Exercise details -> Exclude the pictures and reproduce the remaining data exactly as written.
·····
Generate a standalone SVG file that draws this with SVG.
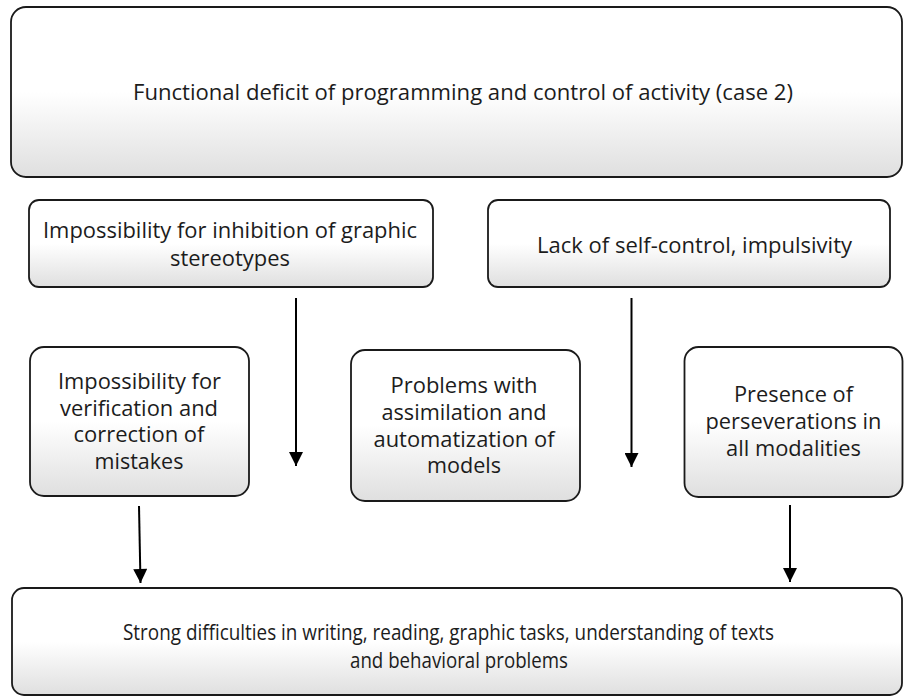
<svg xmlns="http://www.w3.org/2000/svg" width="904" height="698" viewBox="0 0 904 698">
  <defs>
    <linearGradient id="boxFill" x1="0" y1="0" x2="0" y2="1">
      <stop offset="0" stop-color="#ffffff"/>
      <stop offset="0.5" stop-color="#ffffff"/>
      <stop offset="1" stop-color="#dfdfdf"/>
    </linearGradient>
    <marker id="arrowHead" viewBox="0 0 10 10" refX="10" refY="5" markerWidth="15" markerHeight="14" markerUnits="userSpaceOnUse" orient="auto">
      <path d="M0,0 L10,5 L0,10 Z" fill="#000"/>
    </marker>
  </defs>
  <style>
    .box { fill: url(#boxFill); stroke: #1a1a1a; stroke-width: 1.8; }
    .label { font-family: "Open Sans", "Liberation Sans", sans-serif; font-size: 21px; fill: #1c1c1c; }
    .conn { stroke: #000; stroke-width: 2; fill: none; marker-end: url(#arrowHead); }
  </style>
  <rect width="904" height="698" fill="#fff"/>

  <g id="node-functional-deficit">
    <rect class="box" x="11" y="7" width="891" height="170" rx="15"/>
    <text class="label" x="133" y="100" font-size="22" textLength="660" lengthAdjust="spacingAndGlyphs">Functional deficit of programming and control of activity (case 2)</text>
  </g>

  <g id="node-inhibition">
    <rect class="box" x="29" y="200" width="404" height="87" rx="10"/>
    <text class="label" x="43" y="238" textLength="374" lengthAdjust="spacingAndGlyphs">Impossibility for inhibition of graphic</text>
    <text class="label" x="170" y="266" textLength="120" lengthAdjust="spacingAndGlyphs">stereotypes</text>
  </g>

  <g id="node-self-control">
    <rect class="box" x="488" y="200" width="402" height="87" rx="10"/>
    <text class="label" x="537" y="253" textLength="315" lengthAdjust="spacingAndGlyphs">Lack of self-control, impulsivity</text>
  </g>

  <g id="node-verification">
    <rect class="box" x="30" y="347" width="219" height="149" rx="14"/>
    <text class="label" x="58" y="389" textLength="163" lengthAdjust="spacingAndGlyphs">Impossibility for</text>
    <text class="label" x="60" y="415.5" textLength="158" lengthAdjust="spacingAndGlyphs">verification and</text>
    <text class="label" x="73.5" y="442" textLength="131" lengthAdjust="spacingAndGlyphs">correction of</text>
    <text class="label" x="94.5" y="469" textLength="89" lengthAdjust="spacingAndGlyphs">mistakes</text>
  </g>

  <g id="node-assimilation">
    <rect class="box" x="351" y="350" width="229" height="151" rx="14"/>
    <text class="label" x="390.5" y="393" textLength="147" lengthAdjust="spacingAndGlyphs">Problems with</text>
    <text class="label" x="381.5" y="420" textLength="165" lengthAdjust="spacingAndGlyphs">assimilation and</text>
    <text class="label" x="373.5" y="446.5" textLength="181" lengthAdjust="spacingAndGlyphs">automatization of</text>
    <text class="label" x="427" y="473" textLength="74" lengthAdjust="spacingAndGlyphs">models</text>
  </g>

  <g id="node-perseverations">
    <rect class="box" x="684.5" y="347" width="218" height="150" rx="14"/>
    <text class="label" x="734" y="402" textLength="119" lengthAdjust="spacingAndGlyphs">Presence of</text>
    <text class="label" x="705.5" y="429" textLength="176" lengthAdjust="spacingAndGlyphs">perseverations in</text>
    <text class="label" x="726" y="456" textLength="135" lengthAdjust="spacingAndGlyphs">all modalities</text>
  </g>

  <g id="node-difficulties">
    <rect class="box" x="12" y="588" width="890" height="107" rx="12"/>
    <text class="label" x="123" y="640" font-size="20" textLength="651" lengthAdjust="spacingAndGlyphs">Strong difficulties in writing, reading, graphic tasks, understanding of texts</text>
    <text class="label" x="350" y="668" font-size="20" textLength="218" lengthAdjust="spacingAndGlyphs">and behavioral problems</text>
  </g>

  <g id="connectors">
    <line class="conn" x1="296" y1="298" x2="296" y2="466"/>
    <line class="conn" x1="631.5" y1="298" x2="631.5" y2="467"/>
    <line class="conn" x1="139" y1="506" x2="140.5" y2="583"/>
    <line class="conn" x1="790" y1="505" x2="790" y2="582"/>
  </g>
</svg>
·····
Task solution ->
Generate a standalone SVG file that draws this with SVG.
<svg xmlns="http://www.w3.org/2000/svg" width="904" height="698" viewBox="0 0 904 698">
  <defs>
    <linearGradient id="boxFill" x1="0" y1="0" x2="0" y2="1">
      <stop offset="0" stop-color="#ffffff"/>
      <stop offset="0.5" stop-color="#ffffff"/>
      <stop offset="1" stop-color="#dfdfdf"/>
    </linearGradient>
    <marker id="arrowHead" viewBox="0 0 10 10" refX="10" refY="5" markerWidth="15" markerHeight="14" markerUnits="userSpaceOnUse" orient="auto">
      <path d="M0,0 L10,5 L0,10 Z" fill="#000"/>
    </marker>
  </defs>
  <style>
    .box { fill: url(#boxFill); stroke: #1a1a1a; stroke-width: 1.8; }
    .label { font-family: "Open Sans", "Liberation Sans", sans-serif; font-size: 21px; fill: #1c1c1c; }
    .conn { stroke: #000; stroke-width: 2; fill: none; marker-end: url(#arrowHead); }
  </style>
  <rect width="904" height="698" fill="#fff"/>

  <g id="node-functional-deficit">
    <rect class="box" x="11" y="7" width="891" height="170" rx="15"/>
    <text class="label" x="133" y="100" font-size="22" textLength="660" lengthAdjust="spacingAndGlyphs">Functional deficit of programming and control of activity (case 2)</text>
  </g>

  <g id="node-inhibition">
    <rect class="box" x="29" y="200" width="404" height="87" rx="10"/>
    <text class="label" x="43" y="238" textLength="374" lengthAdjust="spacingAndGlyphs">Impossibility for inhibition of graphic</text>
    <text class="label" x="170" y="266" textLength="120" lengthAdjust="spacingAndGlyphs">stereotypes</text>
  </g>

  <g id="node-self-control">
    <rect class="box" x="488" y="200" width="402" height="87" rx="10"/>
    <text class="label" x="537" y="253" textLength="315" lengthAdjust="spacingAndGlyphs">Lack of self-control, impulsivity</text>
  </g>

  <g id="node-verification">
    <rect class="box" x="30" y="347" width="219" height="149" rx="14"/>
    <text class="label" x="58" y="389" textLength="163" lengthAdjust="spacingAndGlyphs">Impossibility for</text>
    <text class="label" x="60" y="415.5" textLength="158" lengthAdjust="spacingAndGlyphs">verification and</text>
    <text class="label" x="73.5" y="442" textLength="131" lengthAdjust="spacingAndGlyphs">correction of</text>
    <text class="label" x="94.5" y="469" textLength="89" lengthAdjust="spacingAndGlyphs">mistakes</text>
  </g>

  <g id="node-assimilation">
    <rect class="box" x="351" y="350" width="229" height="151" rx="14"/>
    <text class="label" x="390.5" y="393" textLength="147" lengthAdjust="spacingAndGlyphs">Problems with</text>
    <text class="label" x="381.5" y="420" textLength="165" lengthAdjust="spacingAndGlyphs">assimilation and</text>
    <text class="label" x="373.5" y="446.5" textLength="181" lengthAdjust="spacingAndGlyphs">automatization of</text>
    <text class="label" x="427" y="473" textLength="74" lengthAdjust="spacingAndGlyphs">models</text>
  </g>

  <g id="node-perseverations">
    <rect class="box" x="684.5" y="347" width="218" height="150" rx="14"/>
    <text class="label" x="734" y="402" textLength="119" lengthAdjust="spacingAndGlyphs">Presence of</text>
    <text class="label" x="705.5" y="429" textLength="176" lengthAdjust="spacingAndGlyphs">perseverations in</text>
    <text class="label" x="726" y="456" textLength="135" lengthAdjust="spacingAndGlyphs">all modalities</text>
  </g>

  <g id="node-difficulties">
    <rect class="box" x="12" y="588" width="890" height="107" rx="12"/>
    <text class="label" x="123" y="640" font-size="20" textLength="651" lengthAdjust="spacingAndGlyphs">Strong difficulties in writing, reading, graphic tasks, understanding of texts</text>
    <text class="label" x="350" y="668" font-size="20" textLength="218" lengthAdjust="spacingAndGlyphs">and behavioral problems</text>
  </g>

  <g id="connectors">
    <line class="conn" x1="296" y1="298" x2="296" y2="466"/>
    <line class="conn" x1="631.5" y1="298" x2="631.5" y2="467"/>
    <line class="conn" x1="139" y1="506" x2="140.5" y2="583"/>
    <line class="conn" x1="790" y1="505" x2="790" y2="582"/>
  </g>
</svg>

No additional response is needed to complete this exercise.